Fiat 500 Topolino
Even when Fiat tackled the low-price end of the car scale, it was incapable of building anything that didn’t exude character, verve, and speed “potential.”
Italian printer and amateur racing driver Raffaele Cecchini, however, went further than most, to wring maximum performance from the Fiat 500, the 1936 car Italians nicknamed “Il Topolino” (little mouse). In 1938, he created this little streamliner to chase a number of 31ci (500cc) class speed records at the Monza circuit.
Apart from the beaten aluminum torpedo-like bodywork, with its gaping air intake, incredible fish tail, disc wheels, and tiny off-set turret, the usually feeble Topolino engine was heavily modified. To ensure it met 31ci (500cc) class rules (the standard Topolino had a 35ci (569cc) engine, sleeves were fitted inside the cylinder, and a new crankshaft gave a shorter stroke to reduce capacity to 30.45ci (499.05cc). Power output was boosted using a Cozette carburetor and supercharger, the side valves replaced with a Siata overhead-valve conversion, and the car was cooled with a front-mounted radiator.
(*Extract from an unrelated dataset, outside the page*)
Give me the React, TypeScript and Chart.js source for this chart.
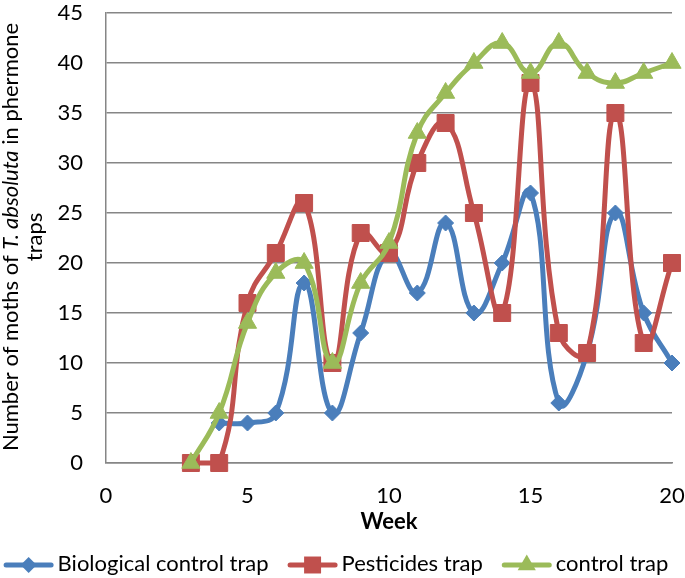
import React, { useEffect, useRef } from "react";
import { Chart, registerables } from "chart.js";

Chart.register(...registerables);

// ---- data ----
const weeks = [3, 4, 5, 6, 7, 8, 9, 10, 11, 12, 13, 14, 15, 16, 17, 18, 19, 20];
const biological = [null, 4, 4, 5, 18, 5, 13, 21, 17, 24, 15, 20, 27, 6, 11, 25, 15, 10];
const pesticides = [0, 0, 16, 21, 26, 10, 23, 21, 30, 34, 25, 15, 38, 13, 11, 35, 12, 20];
const control = [0, 5, 14, 19, 20, 10, 18, 22, 33, 37, 40, 42, 39, 42, 39, 38, 39, 40];
const seriesNames = ["Biological control trap", "Pesticides trap", "control trap"];
const xAxisTitle = "Week";
const yTitleLine1 = ["Number of moths of ", "T. absoluta", " in phermone"];
const yTitleLine2 = "traps";
const xRange = [0, 20, 5];
const yRange = [0, 45, 5];

const COLORS = ["#4A7EBB", "#C0504D", "#9BBB59"];
const KINDS = ["rectRot", "rect", "triangle"];
const RADII = [8, 12, 10.5];
const FONT = "Lato";
const FS = 22;

function toPoints(vals: (number | null)[]) {
  const out: { x: number; y: number }[] = [];
  vals.forEach((v, i) => {
    if (v !== null) out.push({ x: weeks[i], y: v });
  });
  return out;
}

function drawMarker(ctx: CanvasRenderingContext2D, kind: string, x: number, y: number, r: number) {
  ctx.beginPath();
  if (kind === "rectRot") {
    ctx.moveTo(x, y - r);
    ctx.lineTo(x + r, y);
    ctx.lineTo(x, y + r);
    ctx.lineTo(x - r, y);
  } else if (kind === "rect") {
    const s = r * Math.SQRT1_2;
    ctx.rect(x - s, y - s, 2 * s, 2 * s);
  } else {
    const h = r * 1.5;
    const w = r * Math.sqrt(3);
    ctx.moveTo(x, y - r);
    ctx.lineTo(x + w / 2, y - r + h);
    ctx.lineTo(x - w / 2, y - r + h);
  }
  ctx.closePath();
  ctx.fill();
}

const legendPlugin = {
  id: "lineMarkerLegend",
  afterDraw(chart: any) {
    const ctx: CanvasRenderingContext2D = chart.ctx;
    const sets = chart.data.datasets;
    ctx.save();
    ctx.font = `${FS}px ${FONT}`;
    const iconW = 50;
    const gapText = 4;
    const gapItem = 19;
    const widths = sets.map((d: any) => ctx.measureText(d.label).width);
    const total =
      widths.reduce((a: number, b: number) => a + b, 0) + sets.length * (iconW + gapText) + (sets.length - 1) * gapItem;
    let x = 336 - total / 2;
    const cy = 565;
    sets.forEach((d: any, i: number) => {
      const col = d.borderColor;
      ctx.strokeStyle = col;
      ctx.fillStyle = col;
      ctx.lineWidth = 5;
      ctx.lineCap = "round";
      ctx.beginPath();
      ctx.moveTo(x + 2.5, cy);
      ctx.lineTo(x + iconW - 2.5, cy);
      ctx.stroke();
      drawMarker(ctx, d.pointStyle, x + iconW / 2, cy, d.pointRadius);
      ctx.fillStyle = "#000";
      ctx.textAlign = "left";
      ctx.textBaseline = "alphabetic";
      ctx.fillText(d.label, x + iconW + gapText, 571);
      x += iconW + gapText + widths[i] + gapItem;
    });
    ctx.restore();
  },
};

const yTitlePlugin = {
  id: "yTitleRich",
  afterDraw(chart: any) {
    const ctx: CanvasRenderingContext2D = chart.ctx;
    const area = chart.chartArea;
    const cy = (area.top + area.bottom) / 2 - 1;
    ctx.save();
    ctx.fillStyle = "#000";
    ctx.textBaseline = "alphabetic";
    const fonts = [`${FS}px ${FONT}`, `italic ${FS}px ${FONT}`, `${FS}px ${FONT}`];
    let total = 0;
    const widths = yTitleLine1.map((t, i) => {
      ctx.font = fonts[i];
      const w = ctx.measureText(t).width;
      total += w;
      return w;
    });
    ctx.translate(18, cy);
    ctx.rotate(-Math.PI / 2);
    let pos = -total / 2;
    yTitleLine1.forEach((t, i) => {
      ctx.font = fonts[i];
      ctx.textAlign = "left";
      ctx.fillText(t, pos, 0);
      pos += widths[i];
    });
    ctx.restore();
    ctx.save();
    ctx.fillStyle = "#000";
    ctx.font = `${FS}px ${FONT}`;
    ctx.textAlign = "center";
    ctx.textBaseline = "alphabetic";
    ctx.translate(42, cy);
    ctx.rotate(-Math.PI / 2);
    ctx.fillText(yTitleLine2, 0, 0);
    ctx.restore();
  },
};

export default function App() {
  const ref = useRef<HTMLCanvasElement>(null);
  useEffect(() => {
    const dataSets = [biological, pesticides, control].map((vals, i) => ({
      label: seriesNames[i],
      data: toPoints(vals),
      order: 3 - i,
      borderColor: COLORS[i],
      backgroundColor: COLORS[i],
      borderWidth: 5,
      showLine: true,
      tension: 0.45,
      pointStyle: KINDS[i],
      pointRadius: RADII[i],
      pointBorderWidth: 1,
      pointBorderColor: COLORS[i],
      pointBackgroundColor: COLORS[i],
      clip: false as any,
    }));
    const chart = new Chart(ref.current!, {
      type: "scatter",
      data: { datasets: dataSets as any },
      plugins: [yTitlePlugin, legendPlugin],
      options: {
        animation: false,
        responsive: true,
        maintainAspectRatio: false,
        layout: { padding: { top: 8, right: 0, left: 0, bottom: 34 } },
        plugins: {
          tooltip: { enabled: false },
          legend: { display: false },
        },
        scales: {
          x: {
            type: "linear",
            min: xRange[0],
            max: xRange[1],
            ticks: {
              stepSize: xRange[2],
              padding: 20,
              color: "#000",
              font: { family: FONT, size: FS },
              maxRotation: 0,
            },
            grid: { display: false, drawTicks: false },
            border: { display: true, color: "#868686", width: 1.5 },
            title: {
              display: true,
              text: xAxisTitle,
              color: "#000",
              font: { family: FONT, size: FS, weight: "bold" },
              padding: { top: 0, bottom: 9 },
            },
            afterFit: (s: any) => {
              s.height = 81;
              s.paddingLeft = 0;
              s.paddingRight = 12;
            },
          },
          y: {
            type: "linear",
            min: yRange[0],
            max: yRange[1],
            ticks: {
              stepSize: yRange[2],
              padding: 23,
              color: "#000",
              font: { family: FONT, size: FS },
            },
            grid: { color: "#868686", lineWidth: 1.5, drawTicks: false },
            border: { display: true, color: "#868686", width: 1.5 },
            afterFit: (s: any) => {
              s.width = 106;
              s.paddingTop = 0;
              s.paddingBottom = 0;
            },
          },
        },
      } as any,
    });
    return () => chart.destroy();
  }, []);
  return (
    <div style={{ position: "fixed", left: 0, top: 0, width: 685, height: 578 }}>
      <canvas ref={ref} />
    </div>
  );
}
Considering the basic Fiat could manage just 53mph (85kph), Cecchini worked wonders turning it into a 90mph (145kph) catapult.
At Monza, the driver set record speeds for 50-, 100-, and 200-mile (80-, 161-, and 322-km) stints at 85.39mph (137.42kph), 86.18mph (138.69kph), and 1.97mph
(131.92kph) respectively. Not bad for a car originally intended as a city runabout.